------ RECORDED INFORMATION ------
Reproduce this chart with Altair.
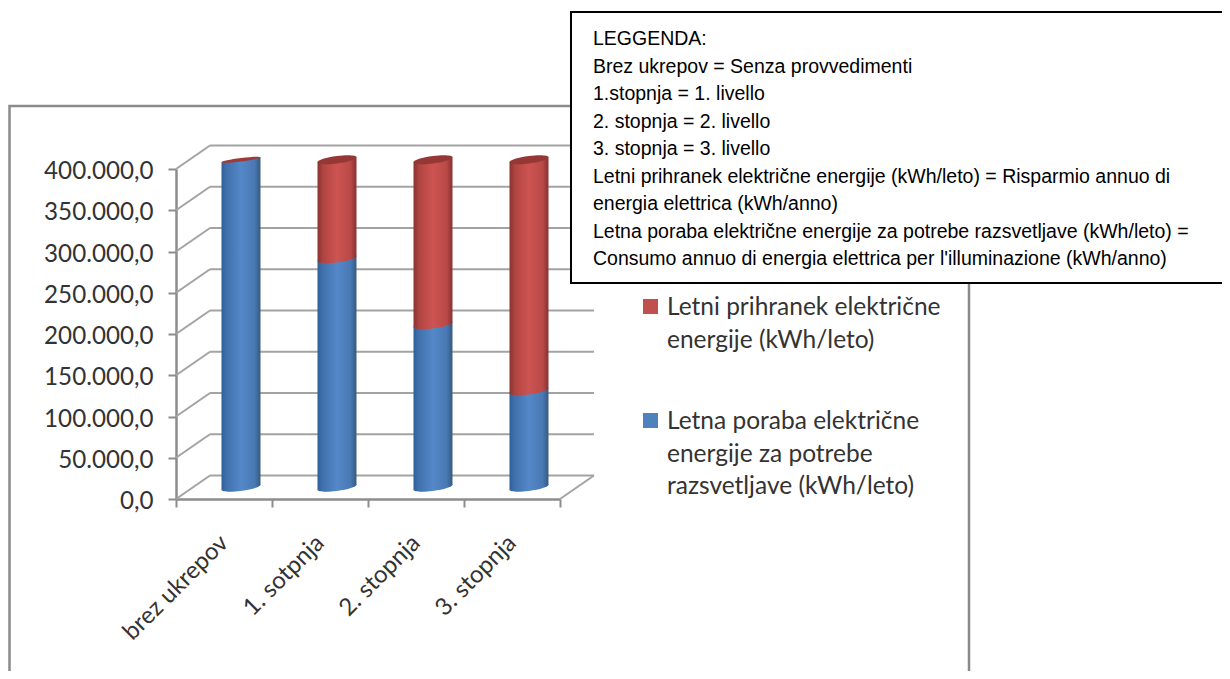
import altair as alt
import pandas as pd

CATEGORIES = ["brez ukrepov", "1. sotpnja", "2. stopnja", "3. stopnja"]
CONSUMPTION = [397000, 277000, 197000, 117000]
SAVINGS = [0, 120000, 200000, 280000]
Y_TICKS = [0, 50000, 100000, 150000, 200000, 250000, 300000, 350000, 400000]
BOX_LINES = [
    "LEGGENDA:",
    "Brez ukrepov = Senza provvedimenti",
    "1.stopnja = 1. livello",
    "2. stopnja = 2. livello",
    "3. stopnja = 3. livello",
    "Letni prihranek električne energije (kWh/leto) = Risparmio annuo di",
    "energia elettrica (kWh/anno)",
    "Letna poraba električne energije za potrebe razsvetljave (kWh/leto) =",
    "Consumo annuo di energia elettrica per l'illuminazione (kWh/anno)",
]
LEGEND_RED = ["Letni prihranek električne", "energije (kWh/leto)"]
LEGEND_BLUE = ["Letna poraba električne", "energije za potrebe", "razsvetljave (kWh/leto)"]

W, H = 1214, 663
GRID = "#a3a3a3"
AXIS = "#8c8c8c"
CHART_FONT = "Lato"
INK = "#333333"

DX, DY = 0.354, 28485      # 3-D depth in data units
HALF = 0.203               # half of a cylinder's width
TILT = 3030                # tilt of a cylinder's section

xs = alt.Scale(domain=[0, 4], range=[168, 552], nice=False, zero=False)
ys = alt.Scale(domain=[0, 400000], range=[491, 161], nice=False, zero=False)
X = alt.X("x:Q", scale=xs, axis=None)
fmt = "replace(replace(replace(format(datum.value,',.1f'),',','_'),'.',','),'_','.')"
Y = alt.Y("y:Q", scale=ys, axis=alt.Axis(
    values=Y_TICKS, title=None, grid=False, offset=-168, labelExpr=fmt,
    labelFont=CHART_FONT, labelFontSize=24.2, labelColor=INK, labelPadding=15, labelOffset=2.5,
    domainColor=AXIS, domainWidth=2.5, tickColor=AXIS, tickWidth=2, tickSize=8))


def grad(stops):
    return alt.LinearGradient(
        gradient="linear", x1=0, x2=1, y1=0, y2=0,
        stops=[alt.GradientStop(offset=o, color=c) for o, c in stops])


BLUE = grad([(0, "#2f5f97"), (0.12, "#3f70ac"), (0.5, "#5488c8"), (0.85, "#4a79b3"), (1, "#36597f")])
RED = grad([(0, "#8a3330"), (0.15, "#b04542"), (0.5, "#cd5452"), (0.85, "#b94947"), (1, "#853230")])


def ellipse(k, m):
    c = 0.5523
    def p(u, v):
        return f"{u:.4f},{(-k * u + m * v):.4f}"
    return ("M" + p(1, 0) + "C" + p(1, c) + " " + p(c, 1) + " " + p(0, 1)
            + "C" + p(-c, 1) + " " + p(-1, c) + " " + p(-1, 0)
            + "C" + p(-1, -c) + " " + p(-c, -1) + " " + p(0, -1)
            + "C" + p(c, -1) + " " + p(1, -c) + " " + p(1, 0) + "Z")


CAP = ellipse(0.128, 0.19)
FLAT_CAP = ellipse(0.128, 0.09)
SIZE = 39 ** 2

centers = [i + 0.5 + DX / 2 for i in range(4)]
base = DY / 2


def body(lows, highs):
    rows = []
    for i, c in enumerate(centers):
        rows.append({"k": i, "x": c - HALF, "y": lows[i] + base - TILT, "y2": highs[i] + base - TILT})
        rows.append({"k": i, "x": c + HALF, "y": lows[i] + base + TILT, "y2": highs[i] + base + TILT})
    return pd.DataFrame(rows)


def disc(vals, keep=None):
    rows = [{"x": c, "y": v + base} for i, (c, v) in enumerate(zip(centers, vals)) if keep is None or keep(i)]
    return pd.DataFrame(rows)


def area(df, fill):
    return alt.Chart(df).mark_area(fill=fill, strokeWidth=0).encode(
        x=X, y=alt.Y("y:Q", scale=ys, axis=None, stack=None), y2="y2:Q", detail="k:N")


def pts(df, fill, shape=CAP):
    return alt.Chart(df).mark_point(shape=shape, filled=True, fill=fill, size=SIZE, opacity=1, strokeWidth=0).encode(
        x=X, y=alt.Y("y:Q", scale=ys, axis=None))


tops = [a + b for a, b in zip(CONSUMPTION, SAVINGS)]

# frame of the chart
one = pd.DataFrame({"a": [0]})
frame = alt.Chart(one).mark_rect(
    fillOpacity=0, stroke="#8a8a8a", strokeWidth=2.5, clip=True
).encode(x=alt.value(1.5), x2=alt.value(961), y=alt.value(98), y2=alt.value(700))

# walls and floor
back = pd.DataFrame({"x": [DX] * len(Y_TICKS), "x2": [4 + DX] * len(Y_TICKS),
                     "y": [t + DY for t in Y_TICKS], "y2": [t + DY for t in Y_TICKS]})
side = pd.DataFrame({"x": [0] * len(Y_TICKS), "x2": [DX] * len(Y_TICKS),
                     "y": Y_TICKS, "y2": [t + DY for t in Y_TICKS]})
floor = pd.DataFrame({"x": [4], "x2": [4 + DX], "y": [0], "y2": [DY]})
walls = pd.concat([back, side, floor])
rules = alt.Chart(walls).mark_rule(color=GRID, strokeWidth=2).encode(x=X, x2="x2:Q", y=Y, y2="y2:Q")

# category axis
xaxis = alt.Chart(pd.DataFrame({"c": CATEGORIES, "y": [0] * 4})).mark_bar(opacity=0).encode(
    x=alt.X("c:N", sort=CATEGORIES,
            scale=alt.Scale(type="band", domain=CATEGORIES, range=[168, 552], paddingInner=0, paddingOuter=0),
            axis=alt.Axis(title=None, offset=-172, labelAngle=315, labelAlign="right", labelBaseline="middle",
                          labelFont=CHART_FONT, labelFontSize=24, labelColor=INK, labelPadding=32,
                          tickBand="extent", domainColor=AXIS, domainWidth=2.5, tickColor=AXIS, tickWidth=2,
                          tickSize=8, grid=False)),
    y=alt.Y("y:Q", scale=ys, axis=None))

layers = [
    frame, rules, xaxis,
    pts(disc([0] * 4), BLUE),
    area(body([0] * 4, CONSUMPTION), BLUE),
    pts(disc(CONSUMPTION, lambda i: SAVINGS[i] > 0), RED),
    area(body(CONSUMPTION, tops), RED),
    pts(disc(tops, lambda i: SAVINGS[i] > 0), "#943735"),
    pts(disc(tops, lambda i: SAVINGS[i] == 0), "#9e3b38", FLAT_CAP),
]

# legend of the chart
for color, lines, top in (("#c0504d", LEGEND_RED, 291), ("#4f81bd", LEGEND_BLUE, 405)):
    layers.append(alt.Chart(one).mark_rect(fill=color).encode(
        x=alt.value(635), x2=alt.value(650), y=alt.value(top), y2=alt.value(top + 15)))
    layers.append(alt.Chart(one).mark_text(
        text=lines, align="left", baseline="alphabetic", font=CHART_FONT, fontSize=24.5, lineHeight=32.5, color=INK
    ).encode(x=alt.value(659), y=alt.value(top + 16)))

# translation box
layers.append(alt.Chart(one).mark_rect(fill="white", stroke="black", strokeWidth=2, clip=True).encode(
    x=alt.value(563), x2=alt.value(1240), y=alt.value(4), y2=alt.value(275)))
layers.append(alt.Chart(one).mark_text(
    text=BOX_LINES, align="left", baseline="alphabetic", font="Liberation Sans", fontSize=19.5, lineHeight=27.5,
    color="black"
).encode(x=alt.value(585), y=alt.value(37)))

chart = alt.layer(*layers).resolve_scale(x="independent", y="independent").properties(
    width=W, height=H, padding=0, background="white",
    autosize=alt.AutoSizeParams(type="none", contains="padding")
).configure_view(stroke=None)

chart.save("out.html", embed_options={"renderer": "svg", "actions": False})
------
Repeat the data exactly, without the pictures.

Reproduce this chart with Altair.
import altair as alt
import pandas as pd

CATEGORIES = ["brez ukrepov", "1. sotpnja", "2. stopnja", "3. stopnja"]
CONSUMPTION = [397000, 277000, 197000, 117000]
SAVINGS = [0, 120000, 200000, 280000]
Y_TICKS = [0, 50000, 100000, 150000, 200000, 250000, 300000, 350000, 400000]
BOX_LINES = [
    "LEGGENDA:",
    "Brez ukrepov = Senza provvedimenti",
    "1.stopnja = 1. livello",
    "2. stopnja = 2. livello",
    "3. stopnja = 3. livello",
    "Letni prihranek električne energije (kWh/leto) = Risparmio annuo di",
    "energia elettrica (kWh/anno)",
    "Letna poraba električne energije za potrebe razsvetljave (kWh/leto) =",
    "Consumo annuo di energia elettrica per l'illuminazione (kWh/anno)",
]
LEGEND_RED = ["Letni prihranek električne", "energije (kWh/leto)"]
LEGEND_BLUE = ["Letna poraba električne", "energije za potrebe", "razsvetljave (kWh/leto)"]

W, H = 1214, 663
GRID = "#a3a3a3"
AXIS = "#8c8c8c"
CHART_FONT = "Lato"
INK = "#333333"

DX, DY = 0.354, 28485      # 3-D depth in data units
HALF = 0.203               # half of a cylinder's width
TILT = 3030                # tilt of a cylinder's section

xs = alt.Scale(domain=[0, 4], range=[168, 552], nice=False, zero=False)
ys = alt.Scale(domain=[0, 400000], range=[491, 161], nice=False, zero=False)
X = alt.X("x:Q", scale=xs, axis=None)
fmt = "replace(replace(replace(format(datum.value,',.1f'),',','_'),'.',','),'_','.')"
Y = alt.Y("y:Q", scale=ys, axis=alt.Axis(
    values=Y_TICKS, title=None, grid=False, offset=-168, labelExpr=fmt,
    labelFont=CHART_FONT, labelFontSize=24.2, labelColor=INK, labelPadding=15, labelOffset=2.5,
    domainColor=AXIS, domainWidth=2.5, tickColor=AXIS, tickWidth=2, tickSize=8))


def grad(stops):
    return alt.LinearGradient(
        gradient="linear", x1=0, x2=1, y1=0, y2=0,
        stops=[alt.GradientStop(offset=o, color=c) for o, c in stops])


BLUE = grad([(0, "#2f5f97"), (0.12, "#3f70ac"), (0.5, "#5488c8"), (0.85, "#4a79b3"), (1, "#36597f")])
RED = grad([(0, "#8a3330"), (0.15, "#b04542"), (0.5, "#cd5452"), (0.85, "#b94947"), (1, "#853230")])


def ellipse(k, m):
    c = 0.5523
    def p(u, v):
        return f"{u:.4f},{(-k * u + m * v):.4f}"
    return ("M" + p(1, 0) + "C" + p(1, c) + " " + p(c, 1) + " " + p(0, 1)
            + "C" + p(-c, 1) + " " + p(-1, c) + " " + p(-1, 0)
            + "C" + p(-1, -c) + " " + p(-c, -1) + " " + p(0, -1)
            + "C" + p(c, -1) + " " + p(1, -c) + " " + p(1, 0) + "Z")


CAP = ellipse(0.128, 0.19)
FLAT_CAP = ellipse(0.128, 0.09)
SIZE = 39 ** 2

centers = [i + 0.5 + DX / 2 for i in range(4)]
base = DY / 2


def body(lows, highs):
    rows = []
    for i, c in enumerate(centers):
        rows.append({"k": i, "x": c - HALF, "y": lows[i] + base - TILT, "y2": highs[i] + base - TILT})
        rows.append({"k": i, "x": c + HALF, "y": lows[i] + base + TILT, "y2": highs[i] + base + TILT})
    return pd.DataFrame(rows)


def disc(vals, keep=None):
    rows = [{"x": c, "y": v + base} for i, (c, v) in enumerate(zip(centers, vals)) if keep is None or keep(i)]
    return pd.DataFrame(rows)


def area(df, fill):
    return alt.Chart(df).mark_area(fill=fill, strokeWidth=0).encode(
        x=X, y=alt.Y("y:Q", scale=ys, axis=None, stack=None), y2="y2:Q", detail="k:N")


def pts(df, fill, shape=CAP):
    return alt.Chart(df).mark_point(shape=shape, filled=True, fill=fill, size=SIZE, opacity=1, strokeWidth=0).encode(
        x=X, y=alt.Y("y:Q", scale=ys, axis=None))


tops = [a + b for a, b in zip(CONSUMPTION, SAVINGS)]

# frame of the chart
one = pd.DataFrame({"a": [0]})
frame = alt.Chart(one).mark_rect(
    fillOpacity=0, stroke="#8a8a8a", strokeWidth=2.5, clip=True
).encode(x=alt.value(1.5), x2=alt.value(961), y=alt.value(98), y2=alt.value(700))

# walls and floor
back = pd.DataFrame({"x": [DX] * len(Y_TICKS), "x2": [4 + DX] * len(Y_TICKS),
                     "y": [t + DY for t in Y_TICKS], "y2": [t + DY for t in Y_TICKS]})
side = pd.DataFrame({"x": [0] * len(Y_TICKS), "x2": [DX] * len(Y_TICKS),
                     "y": Y_TICKS, "y2": [t + DY for t in Y_TICKS]})
floor = pd.DataFrame({"x": [4], "x2": [4 + DX], "y": [0], "y2": [DY]})
walls = pd.concat([back, side, floor])
rules = alt.Chart(walls).mark_rule(color=GRID, strokeWidth=2).encode(x=X, x2="x2:Q", y=Y, y2="y2:Q")

# category axis
xaxis = alt.Chart(pd.DataFrame({"c": CATEGORIES, "y": [0] * 4})).mark_bar(opacity=0).encode(
    x=alt.X("c:N", sort=CATEGORIES,
            scale=alt.Scale(type="band", domain=CATEGORIES, range=[168, 552], paddingInner=0, paddingOuter=0),
            axis=alt.Axis(title=None, offset=-172, labelAngle=315, labelAlign="right", labelBaseline="middle",
                          labelFont=CHART_FONT, labelFontSize=24, labelColor=INK, labelPadding=32,
                          tickBand="extent", domainColor=AXIS, domainWidth=2.5, tickColor=AXIS, tickWidth=2,
                          tickSize=8, grid=False)),
    y=alt.Y("y:Q", scale=ys, axis=None))

layers = [
    frame, rules, xaxis,
    pts(disc([0] * 4), BLUE),
    area(body([0] * 4, CONSUMPTION), BLUE),
    pts(disc(CONSUMPTION, lambda i: SAVINGS[i] > 0), RED),
    area(body(CONSUMPTION, tops), RED),
    pts(disc(tops, lambda i: SAVINGS[i] > 0), "#943735"),
    pts(disc(tops, lambda i: SAVINGS[i] == 0), "#9e3b38", FLAT_CAP),
]

# legend of the chart
for color, lines, top in (("#c0504d", LEGEND_RED, 291), ("#4f81bd", LEGEND_BLUE, 405)):
    layers.append(alt.Chart(one).mark_rect(fill=color).encode(
        x=alt.value(635), x2=alt.value(650), y=alt.value(top), y2=alt.value(top + 15)))
    layers.append(alt.Chart(one).mark_text(
        text=lines, align="left", baseline="alphabetic", font=CHART_FONT, fontSize=24.5, lineHeight=32.5, color=INK
    ).encode(x=alt.value(659), y=alt.value(top + 16)))

# translation box
layers.append(alt.Chart(one).mark_rect(fill="white", stroke="black", strokeWidth=2, clip=True).encode(
    x=alt.value(563), x2=alt.value(1240), y=alt.value(4), y2=alt.value(275)))
layers.append(alt.Chart(one).mark_text(
    text=BOX_LINES, align="left", baseline="alphabetic", font="Liberation Sans", fontSize=19.5, lineHeight=27.5,
    color="black"
).encode(x=alt.value(585), y=alt.value(37)))

chart = alt.layer(*layers).resolve_scale(x="independent", y="independent").properties(
    width=W, height=H, padding=0, background="white",
    autosize=alt.AutoSizeParams(type="none", contains="padding")
).configure_view(stroke=None)

chart.save("out.html", embed_options={"renderer": "svg", "actions": False})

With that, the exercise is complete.